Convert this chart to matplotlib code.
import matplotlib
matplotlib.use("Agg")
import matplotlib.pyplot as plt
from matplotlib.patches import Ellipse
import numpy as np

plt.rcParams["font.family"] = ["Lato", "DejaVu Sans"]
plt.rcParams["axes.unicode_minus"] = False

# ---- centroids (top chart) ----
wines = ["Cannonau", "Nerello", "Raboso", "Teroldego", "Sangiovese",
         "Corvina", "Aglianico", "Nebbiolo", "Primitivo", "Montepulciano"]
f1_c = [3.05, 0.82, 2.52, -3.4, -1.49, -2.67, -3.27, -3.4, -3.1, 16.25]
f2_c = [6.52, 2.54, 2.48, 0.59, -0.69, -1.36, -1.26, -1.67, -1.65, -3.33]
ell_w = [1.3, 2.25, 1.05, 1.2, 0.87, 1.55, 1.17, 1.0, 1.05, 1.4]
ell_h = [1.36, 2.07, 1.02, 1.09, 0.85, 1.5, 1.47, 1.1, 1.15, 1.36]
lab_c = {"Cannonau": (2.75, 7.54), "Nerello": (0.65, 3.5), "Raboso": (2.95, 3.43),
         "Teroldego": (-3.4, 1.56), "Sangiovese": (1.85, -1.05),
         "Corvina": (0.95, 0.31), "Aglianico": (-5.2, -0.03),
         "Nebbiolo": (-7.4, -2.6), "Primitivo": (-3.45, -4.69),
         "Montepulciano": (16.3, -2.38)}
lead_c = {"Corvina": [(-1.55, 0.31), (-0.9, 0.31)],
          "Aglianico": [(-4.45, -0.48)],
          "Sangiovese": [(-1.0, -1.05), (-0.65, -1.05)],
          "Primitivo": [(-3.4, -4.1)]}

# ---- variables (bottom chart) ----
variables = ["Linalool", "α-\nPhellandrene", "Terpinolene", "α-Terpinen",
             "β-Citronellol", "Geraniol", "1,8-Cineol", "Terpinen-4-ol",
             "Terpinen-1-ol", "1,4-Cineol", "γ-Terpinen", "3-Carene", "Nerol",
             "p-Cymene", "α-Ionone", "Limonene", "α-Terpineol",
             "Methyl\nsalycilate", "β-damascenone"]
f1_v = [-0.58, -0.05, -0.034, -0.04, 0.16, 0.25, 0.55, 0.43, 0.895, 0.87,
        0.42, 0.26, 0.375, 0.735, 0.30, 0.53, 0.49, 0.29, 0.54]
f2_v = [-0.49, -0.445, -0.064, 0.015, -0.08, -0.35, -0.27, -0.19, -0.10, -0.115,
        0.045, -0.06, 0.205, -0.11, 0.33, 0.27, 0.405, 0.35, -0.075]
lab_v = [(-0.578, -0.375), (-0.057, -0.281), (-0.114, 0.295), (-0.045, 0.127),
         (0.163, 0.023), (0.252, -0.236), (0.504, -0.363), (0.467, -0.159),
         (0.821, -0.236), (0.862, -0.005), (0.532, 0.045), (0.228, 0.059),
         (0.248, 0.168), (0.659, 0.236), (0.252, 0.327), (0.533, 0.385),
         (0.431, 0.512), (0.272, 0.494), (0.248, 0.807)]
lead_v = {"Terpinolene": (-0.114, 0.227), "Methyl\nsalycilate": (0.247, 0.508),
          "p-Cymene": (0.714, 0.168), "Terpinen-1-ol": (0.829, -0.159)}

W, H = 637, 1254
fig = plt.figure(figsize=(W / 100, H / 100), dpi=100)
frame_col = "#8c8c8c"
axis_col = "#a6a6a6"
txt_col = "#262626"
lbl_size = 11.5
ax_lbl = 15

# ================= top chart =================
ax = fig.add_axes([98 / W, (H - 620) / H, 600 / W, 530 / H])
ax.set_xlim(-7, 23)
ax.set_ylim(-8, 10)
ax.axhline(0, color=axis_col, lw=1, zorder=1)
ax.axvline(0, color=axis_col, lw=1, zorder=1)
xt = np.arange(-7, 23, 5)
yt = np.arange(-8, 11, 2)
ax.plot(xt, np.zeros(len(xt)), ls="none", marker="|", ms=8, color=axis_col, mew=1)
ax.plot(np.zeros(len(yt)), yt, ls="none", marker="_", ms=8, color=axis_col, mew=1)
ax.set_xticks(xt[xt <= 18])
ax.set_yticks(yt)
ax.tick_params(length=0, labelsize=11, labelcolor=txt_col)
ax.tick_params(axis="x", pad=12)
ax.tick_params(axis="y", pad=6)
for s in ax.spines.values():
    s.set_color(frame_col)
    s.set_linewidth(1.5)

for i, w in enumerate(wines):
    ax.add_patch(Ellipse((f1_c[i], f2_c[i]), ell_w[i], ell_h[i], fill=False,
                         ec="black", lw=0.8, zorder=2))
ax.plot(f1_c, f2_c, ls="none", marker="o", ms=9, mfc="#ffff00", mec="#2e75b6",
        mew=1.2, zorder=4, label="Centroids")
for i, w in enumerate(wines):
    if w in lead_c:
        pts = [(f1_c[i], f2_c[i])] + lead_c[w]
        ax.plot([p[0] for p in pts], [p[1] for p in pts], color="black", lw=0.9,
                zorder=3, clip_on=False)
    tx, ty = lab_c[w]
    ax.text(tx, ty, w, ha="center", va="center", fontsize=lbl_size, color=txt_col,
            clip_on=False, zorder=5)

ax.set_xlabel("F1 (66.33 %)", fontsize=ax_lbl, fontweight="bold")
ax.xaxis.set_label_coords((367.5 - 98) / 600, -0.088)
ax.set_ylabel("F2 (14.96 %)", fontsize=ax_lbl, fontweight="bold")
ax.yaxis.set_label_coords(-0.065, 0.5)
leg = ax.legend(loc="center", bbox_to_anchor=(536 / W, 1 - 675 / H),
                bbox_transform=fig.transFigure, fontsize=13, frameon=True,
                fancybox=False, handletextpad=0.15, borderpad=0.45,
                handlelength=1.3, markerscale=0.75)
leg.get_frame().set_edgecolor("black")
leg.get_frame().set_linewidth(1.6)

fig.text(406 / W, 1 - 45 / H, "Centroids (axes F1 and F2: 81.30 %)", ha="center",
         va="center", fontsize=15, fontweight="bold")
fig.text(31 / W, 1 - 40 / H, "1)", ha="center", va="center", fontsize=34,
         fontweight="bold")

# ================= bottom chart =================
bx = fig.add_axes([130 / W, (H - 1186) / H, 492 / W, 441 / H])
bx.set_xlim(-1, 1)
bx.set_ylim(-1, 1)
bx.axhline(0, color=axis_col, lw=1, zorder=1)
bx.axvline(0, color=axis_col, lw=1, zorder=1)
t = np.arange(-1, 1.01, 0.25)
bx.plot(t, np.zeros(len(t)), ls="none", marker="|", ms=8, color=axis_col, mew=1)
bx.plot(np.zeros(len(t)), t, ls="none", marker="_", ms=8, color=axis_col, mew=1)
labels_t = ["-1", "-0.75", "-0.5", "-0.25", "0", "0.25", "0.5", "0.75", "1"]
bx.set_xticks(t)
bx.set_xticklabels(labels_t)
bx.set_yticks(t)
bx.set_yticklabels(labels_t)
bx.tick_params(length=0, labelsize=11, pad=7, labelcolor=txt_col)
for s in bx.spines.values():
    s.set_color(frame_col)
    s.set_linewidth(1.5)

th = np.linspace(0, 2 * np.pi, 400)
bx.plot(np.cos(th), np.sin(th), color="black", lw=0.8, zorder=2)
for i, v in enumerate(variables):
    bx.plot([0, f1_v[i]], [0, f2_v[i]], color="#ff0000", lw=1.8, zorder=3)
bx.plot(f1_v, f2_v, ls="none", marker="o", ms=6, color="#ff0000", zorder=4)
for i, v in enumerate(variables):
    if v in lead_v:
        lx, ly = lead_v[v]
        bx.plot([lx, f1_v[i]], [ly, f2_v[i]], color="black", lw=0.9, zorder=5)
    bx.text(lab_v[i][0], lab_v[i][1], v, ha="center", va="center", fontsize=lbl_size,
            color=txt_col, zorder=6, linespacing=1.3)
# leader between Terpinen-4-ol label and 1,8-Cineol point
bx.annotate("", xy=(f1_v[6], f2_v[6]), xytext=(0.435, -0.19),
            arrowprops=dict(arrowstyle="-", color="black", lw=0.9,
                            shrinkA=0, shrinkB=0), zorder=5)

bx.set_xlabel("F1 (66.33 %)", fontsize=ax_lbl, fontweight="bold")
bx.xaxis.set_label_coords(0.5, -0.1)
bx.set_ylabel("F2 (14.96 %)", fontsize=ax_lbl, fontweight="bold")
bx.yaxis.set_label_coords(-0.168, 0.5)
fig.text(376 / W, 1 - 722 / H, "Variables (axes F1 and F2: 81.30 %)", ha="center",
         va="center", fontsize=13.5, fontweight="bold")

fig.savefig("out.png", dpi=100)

########################################

What you are asked to do -
Your answer should be one number: how many lines of the listing include the word "chart".

Response to this exercise -
5